If that’s your culinary desire too, Welch indicates that there are a few keys to follow for great cuts of deer meat to find their way to your table.

First, be sure that your steaks aren't sliced too thin. That's because while thin cuts of venison may give a hunter more servings per freezer package, it also will lead to venison that will dry out too quickly for many cooking methods.

"For backstrap, I'll typically cut them ½ to ¾ inches thick," said Welch.

Not only is the thickness of a piece of venison one key to good eating, so too is the way that such a deer steak is actually sliced.

"For ham steaks, if you don't muscle them out, you will wind up with meat in your steak that has grain going two or three different ways and is hard to cook properly," said Welch.

"When you cut meat with the grain, it tends to be tougher than when you cut it cross grain," he added.

"Some processors take the ham, bone and all, and run it through a band saw and cut steaks. Personally, I don't like that. When you muscle a ham out, it's much easier to make tender steaks out of it."

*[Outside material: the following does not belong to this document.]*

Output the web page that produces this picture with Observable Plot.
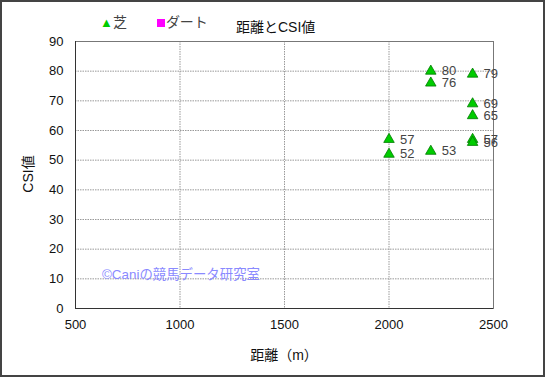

Aside from the actual butchering process, another key to a hot and juicy deer steak is to properly cook such a lean piece of meat in the first place.

For Welch, that means keeping the cut moist through either marinating it thoroughly or wrapping it in foil, grilling it over a hot fire (mesquite wood gives just about any cut of meat a great flavor in my opinion) and cooking this wild meat very quickly.

"My daddy told me if you’re going to cook a steak, build a hot fire, put it on for eight minutes and get it off," said Welch, noting that such cooking times will have to be reduced a bit to get the desired hot pink center in a leaner cut of venison.

"You can overcook (venison) real easily," he added. "The longer it stays on there (the grill), the drier and tougher it will get. If you want your meat well done, then chicken fry it."

To keep venison from drying out, Welch also recommends another couple of alternative cooking methods to chefs taking their woodsy protein into the kitchen.

"For tenderloins, I'll wrap it in foil and put in some butter, seasoning and garlic. It stays moist and tender that way," he said. "You can do a ham in the same fashion so it will keep some type of moisture in there. It steams and the meat stays moist.

"You can also roast a ham by putting it in a roaster (or crock-pot) with vegetables," he added. "You can keep it extremely moist in that environment."

A final cooking method that Welch highly recommends is the aforementioned chicken-fried version of venison, a culinary staple in many a Lone Star state kitchen.

"I guess we’ve eaten deer meat about every way you can cook it," said Welch. "To me, there’s nothing better than a batch of fried backstrap with milk gravy and cathead biscuits.

"It may not be all that healthy, but it sure tastes good."

While that's a great way to enjoy venison deep in the heart of Texas, a similar method of frying up venison is utilized by the Iowa-based Whitetail Freaks, Don and Kandi Kisky.

With several bucks hitting the ground on the Kisky farms each year, the Outdoor Channel hunting couple gets to sample plenty of corn-fed venison that fills their freezer up each year.

"One of our favorite ways to cook venison is to fry it up," said Kandi. "We're pretty simple, we like to use pancake batter for our fried venison. Dredge it in the flour with a little salt and pepper and maybe a little bit of hot sauce."

Who needs waffles and chicken when there's pancakes and fried venison to be eaten?

While fried venison is good just about anywhere it is prepared, Kisky's fellow Midwestern deer hunting neighbor and Outdoor Channel hunting personality, Missouri based Mark Drury, loves to smoke his venison cuts.

"I love to smoke those inside tenders after marinating them in Dale's Sauce for three hours," said Drury. "I set the smoker to 225 degrees and then cook them to an internal temperature of 170 degrees. It's fantastic!"

When handled properly in the field, in the butcher shop and in the kitchen, that's the goal of all deer hunters, to hear the word "Fantastic!" as the first bite is taken.

Because there can be no higher compliment to a hunter turned chef than in taking the art of making meat – deer hunting style – and turning these wild, organic forms of protein into utterly delectable table fare.